**Brief**: Copy out lines with the word "this" from the material that follows.

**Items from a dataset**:

-----

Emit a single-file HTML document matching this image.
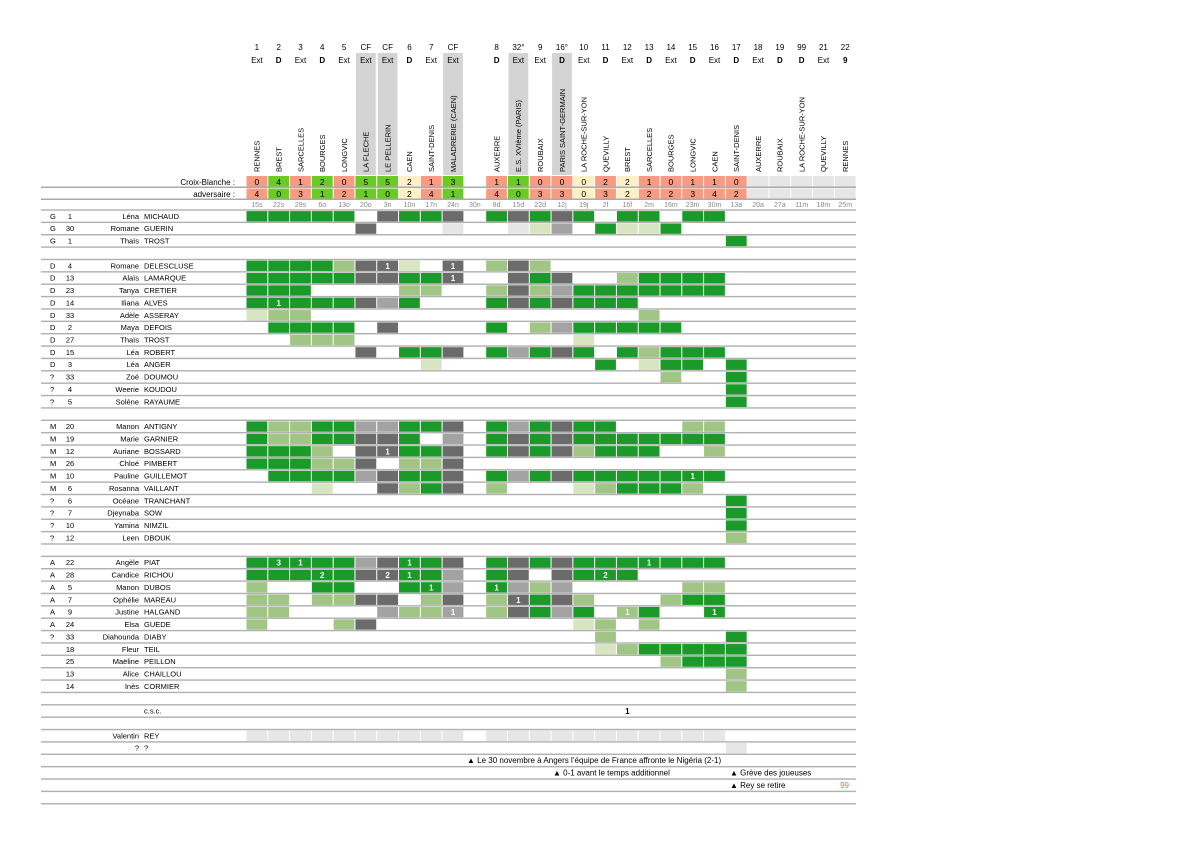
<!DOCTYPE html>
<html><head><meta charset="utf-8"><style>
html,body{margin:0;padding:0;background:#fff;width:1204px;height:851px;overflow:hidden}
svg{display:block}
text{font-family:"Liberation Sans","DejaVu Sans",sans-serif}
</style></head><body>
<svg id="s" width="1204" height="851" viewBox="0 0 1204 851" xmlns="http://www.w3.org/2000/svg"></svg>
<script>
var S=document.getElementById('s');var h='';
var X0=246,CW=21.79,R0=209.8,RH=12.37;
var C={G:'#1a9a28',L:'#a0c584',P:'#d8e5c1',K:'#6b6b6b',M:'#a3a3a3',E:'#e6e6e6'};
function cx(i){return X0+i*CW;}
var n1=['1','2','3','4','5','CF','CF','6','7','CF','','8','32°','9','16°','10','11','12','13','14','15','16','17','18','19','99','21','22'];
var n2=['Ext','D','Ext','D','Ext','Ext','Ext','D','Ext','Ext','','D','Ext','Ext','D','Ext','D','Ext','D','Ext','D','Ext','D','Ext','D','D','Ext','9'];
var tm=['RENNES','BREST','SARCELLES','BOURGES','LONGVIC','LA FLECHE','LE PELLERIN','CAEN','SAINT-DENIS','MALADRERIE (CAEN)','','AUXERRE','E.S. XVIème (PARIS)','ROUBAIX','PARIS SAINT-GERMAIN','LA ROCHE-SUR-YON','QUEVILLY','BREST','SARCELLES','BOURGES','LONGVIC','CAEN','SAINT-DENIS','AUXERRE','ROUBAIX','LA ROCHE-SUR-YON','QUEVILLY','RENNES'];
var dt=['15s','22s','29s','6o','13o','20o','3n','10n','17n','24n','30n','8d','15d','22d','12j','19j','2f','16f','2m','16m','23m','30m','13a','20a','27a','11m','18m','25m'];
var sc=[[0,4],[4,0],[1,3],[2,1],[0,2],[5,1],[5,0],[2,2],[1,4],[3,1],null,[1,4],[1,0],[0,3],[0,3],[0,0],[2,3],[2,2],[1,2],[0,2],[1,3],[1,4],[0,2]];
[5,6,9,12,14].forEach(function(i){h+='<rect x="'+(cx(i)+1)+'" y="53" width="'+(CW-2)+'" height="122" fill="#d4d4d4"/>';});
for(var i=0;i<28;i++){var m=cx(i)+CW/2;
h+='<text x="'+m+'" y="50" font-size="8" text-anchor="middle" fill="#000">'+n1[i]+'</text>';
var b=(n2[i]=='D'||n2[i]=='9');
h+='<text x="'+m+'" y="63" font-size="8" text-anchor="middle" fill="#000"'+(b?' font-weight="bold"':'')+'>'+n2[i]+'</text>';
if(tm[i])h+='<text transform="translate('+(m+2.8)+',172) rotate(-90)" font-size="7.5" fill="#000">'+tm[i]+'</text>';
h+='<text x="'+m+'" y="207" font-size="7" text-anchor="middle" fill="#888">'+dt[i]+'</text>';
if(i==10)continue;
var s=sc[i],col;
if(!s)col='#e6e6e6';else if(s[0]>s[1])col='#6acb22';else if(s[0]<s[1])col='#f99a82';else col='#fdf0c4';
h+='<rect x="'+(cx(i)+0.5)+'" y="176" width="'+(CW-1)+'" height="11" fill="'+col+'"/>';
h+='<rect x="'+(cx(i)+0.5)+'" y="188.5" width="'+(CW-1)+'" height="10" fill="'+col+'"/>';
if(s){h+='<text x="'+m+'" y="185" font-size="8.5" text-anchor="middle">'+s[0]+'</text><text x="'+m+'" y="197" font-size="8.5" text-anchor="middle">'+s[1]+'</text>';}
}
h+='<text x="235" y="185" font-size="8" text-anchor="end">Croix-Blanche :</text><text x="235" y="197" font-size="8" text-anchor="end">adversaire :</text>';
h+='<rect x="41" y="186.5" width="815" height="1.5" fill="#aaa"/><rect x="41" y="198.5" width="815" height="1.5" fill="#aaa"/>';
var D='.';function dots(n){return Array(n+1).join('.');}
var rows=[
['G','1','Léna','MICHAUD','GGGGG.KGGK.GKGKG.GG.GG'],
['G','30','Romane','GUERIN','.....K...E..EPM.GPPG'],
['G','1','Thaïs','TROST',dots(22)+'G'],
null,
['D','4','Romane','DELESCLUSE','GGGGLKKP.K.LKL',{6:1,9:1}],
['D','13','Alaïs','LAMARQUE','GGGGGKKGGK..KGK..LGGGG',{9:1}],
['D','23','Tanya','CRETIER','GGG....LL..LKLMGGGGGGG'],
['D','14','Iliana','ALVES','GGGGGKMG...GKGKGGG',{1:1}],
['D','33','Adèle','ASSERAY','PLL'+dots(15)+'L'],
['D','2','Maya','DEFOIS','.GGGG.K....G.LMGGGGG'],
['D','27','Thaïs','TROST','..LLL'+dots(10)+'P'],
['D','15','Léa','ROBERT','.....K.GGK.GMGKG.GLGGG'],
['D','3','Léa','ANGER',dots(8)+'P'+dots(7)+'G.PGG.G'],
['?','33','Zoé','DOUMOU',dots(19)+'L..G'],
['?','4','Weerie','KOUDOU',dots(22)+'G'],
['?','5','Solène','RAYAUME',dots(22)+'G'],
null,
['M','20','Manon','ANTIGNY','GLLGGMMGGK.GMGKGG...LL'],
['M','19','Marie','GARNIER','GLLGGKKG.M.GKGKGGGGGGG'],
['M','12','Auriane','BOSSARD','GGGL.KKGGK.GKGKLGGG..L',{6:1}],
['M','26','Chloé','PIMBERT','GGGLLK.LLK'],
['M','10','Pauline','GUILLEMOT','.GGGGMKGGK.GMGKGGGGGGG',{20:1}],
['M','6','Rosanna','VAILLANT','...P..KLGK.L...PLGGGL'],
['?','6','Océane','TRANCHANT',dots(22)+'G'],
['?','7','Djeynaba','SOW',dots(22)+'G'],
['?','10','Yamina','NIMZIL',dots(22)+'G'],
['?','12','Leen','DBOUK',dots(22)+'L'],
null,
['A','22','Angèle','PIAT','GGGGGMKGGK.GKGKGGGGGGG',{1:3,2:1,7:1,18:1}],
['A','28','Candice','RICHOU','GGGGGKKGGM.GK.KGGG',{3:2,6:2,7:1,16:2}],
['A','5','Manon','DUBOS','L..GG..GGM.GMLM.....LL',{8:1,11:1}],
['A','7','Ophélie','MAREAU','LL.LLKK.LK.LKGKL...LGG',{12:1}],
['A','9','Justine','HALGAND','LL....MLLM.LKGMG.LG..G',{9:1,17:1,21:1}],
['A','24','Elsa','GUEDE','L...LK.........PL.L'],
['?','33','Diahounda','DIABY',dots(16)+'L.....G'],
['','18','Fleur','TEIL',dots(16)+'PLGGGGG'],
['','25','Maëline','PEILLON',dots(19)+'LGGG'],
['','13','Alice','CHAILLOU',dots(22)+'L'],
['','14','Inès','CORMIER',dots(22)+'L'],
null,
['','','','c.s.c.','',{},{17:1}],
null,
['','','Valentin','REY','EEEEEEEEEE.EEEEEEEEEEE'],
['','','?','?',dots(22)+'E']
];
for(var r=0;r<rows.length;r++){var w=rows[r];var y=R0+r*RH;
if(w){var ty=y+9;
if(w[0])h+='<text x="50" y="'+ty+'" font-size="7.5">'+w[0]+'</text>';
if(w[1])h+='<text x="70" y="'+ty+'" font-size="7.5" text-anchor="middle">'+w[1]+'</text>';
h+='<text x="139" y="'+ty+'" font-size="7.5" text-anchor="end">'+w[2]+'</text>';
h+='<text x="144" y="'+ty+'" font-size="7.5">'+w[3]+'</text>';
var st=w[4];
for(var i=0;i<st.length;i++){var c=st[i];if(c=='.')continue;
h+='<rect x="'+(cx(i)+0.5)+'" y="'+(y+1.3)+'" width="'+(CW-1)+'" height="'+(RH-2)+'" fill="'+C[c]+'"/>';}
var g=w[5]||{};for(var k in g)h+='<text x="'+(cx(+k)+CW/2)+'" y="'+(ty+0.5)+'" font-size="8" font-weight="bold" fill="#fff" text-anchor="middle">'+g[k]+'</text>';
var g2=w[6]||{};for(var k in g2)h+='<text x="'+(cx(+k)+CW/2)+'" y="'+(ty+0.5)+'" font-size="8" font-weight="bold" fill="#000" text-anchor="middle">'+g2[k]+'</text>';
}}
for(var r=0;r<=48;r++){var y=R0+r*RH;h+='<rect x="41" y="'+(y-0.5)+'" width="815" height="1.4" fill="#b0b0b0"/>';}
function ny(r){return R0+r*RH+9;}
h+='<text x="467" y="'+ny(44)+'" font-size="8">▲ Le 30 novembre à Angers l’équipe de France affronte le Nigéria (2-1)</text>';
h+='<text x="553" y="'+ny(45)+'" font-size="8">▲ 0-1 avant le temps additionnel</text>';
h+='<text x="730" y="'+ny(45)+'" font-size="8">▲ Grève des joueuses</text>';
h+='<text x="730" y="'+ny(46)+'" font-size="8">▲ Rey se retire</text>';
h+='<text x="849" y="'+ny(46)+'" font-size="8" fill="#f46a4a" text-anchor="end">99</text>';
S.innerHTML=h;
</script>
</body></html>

-----

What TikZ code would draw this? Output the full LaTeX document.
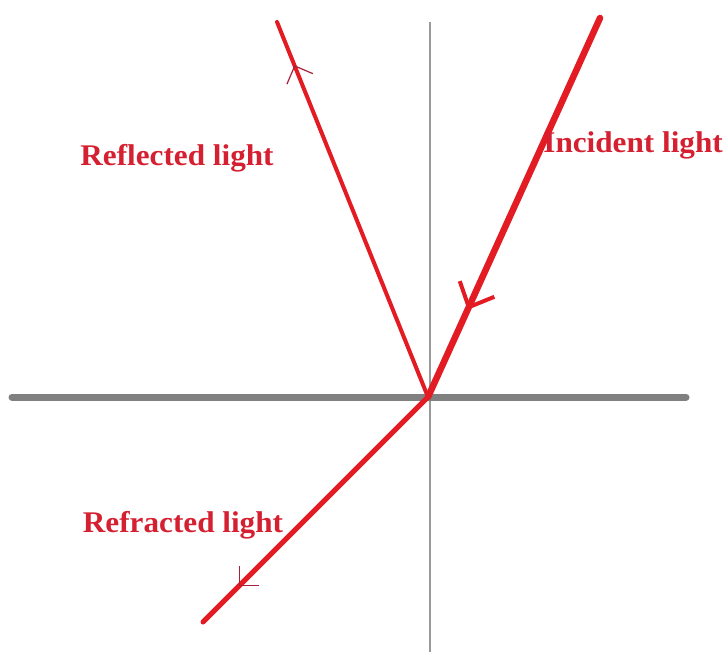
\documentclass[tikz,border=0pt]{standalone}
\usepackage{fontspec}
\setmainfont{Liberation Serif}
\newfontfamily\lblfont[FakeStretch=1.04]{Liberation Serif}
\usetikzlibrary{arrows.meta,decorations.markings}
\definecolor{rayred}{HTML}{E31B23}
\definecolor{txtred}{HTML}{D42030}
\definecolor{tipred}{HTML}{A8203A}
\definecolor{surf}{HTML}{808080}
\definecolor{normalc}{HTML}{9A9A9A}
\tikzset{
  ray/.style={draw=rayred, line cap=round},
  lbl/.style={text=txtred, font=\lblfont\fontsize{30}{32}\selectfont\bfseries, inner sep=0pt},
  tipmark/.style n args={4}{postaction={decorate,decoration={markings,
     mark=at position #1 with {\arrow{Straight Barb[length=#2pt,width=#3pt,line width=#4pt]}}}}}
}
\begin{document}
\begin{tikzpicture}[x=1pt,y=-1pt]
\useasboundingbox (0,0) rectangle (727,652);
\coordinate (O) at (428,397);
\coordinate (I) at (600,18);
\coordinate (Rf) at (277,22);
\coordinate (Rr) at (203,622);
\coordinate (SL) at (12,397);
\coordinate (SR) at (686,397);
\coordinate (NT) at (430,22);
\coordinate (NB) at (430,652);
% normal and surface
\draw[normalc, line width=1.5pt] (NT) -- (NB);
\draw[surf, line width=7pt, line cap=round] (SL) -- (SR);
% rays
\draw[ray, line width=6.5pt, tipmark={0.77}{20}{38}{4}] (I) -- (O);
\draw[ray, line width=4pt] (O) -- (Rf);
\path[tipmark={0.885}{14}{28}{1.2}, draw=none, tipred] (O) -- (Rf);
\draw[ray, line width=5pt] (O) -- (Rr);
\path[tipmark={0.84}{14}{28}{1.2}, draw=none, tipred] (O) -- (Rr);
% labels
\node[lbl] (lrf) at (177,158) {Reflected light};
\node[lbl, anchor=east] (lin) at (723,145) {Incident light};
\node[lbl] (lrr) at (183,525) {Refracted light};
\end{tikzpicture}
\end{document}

-----

**Written reply**:
Emit a single-file HTML document matching this image.
What TikZ code would draw this? Output the full LaTeX document.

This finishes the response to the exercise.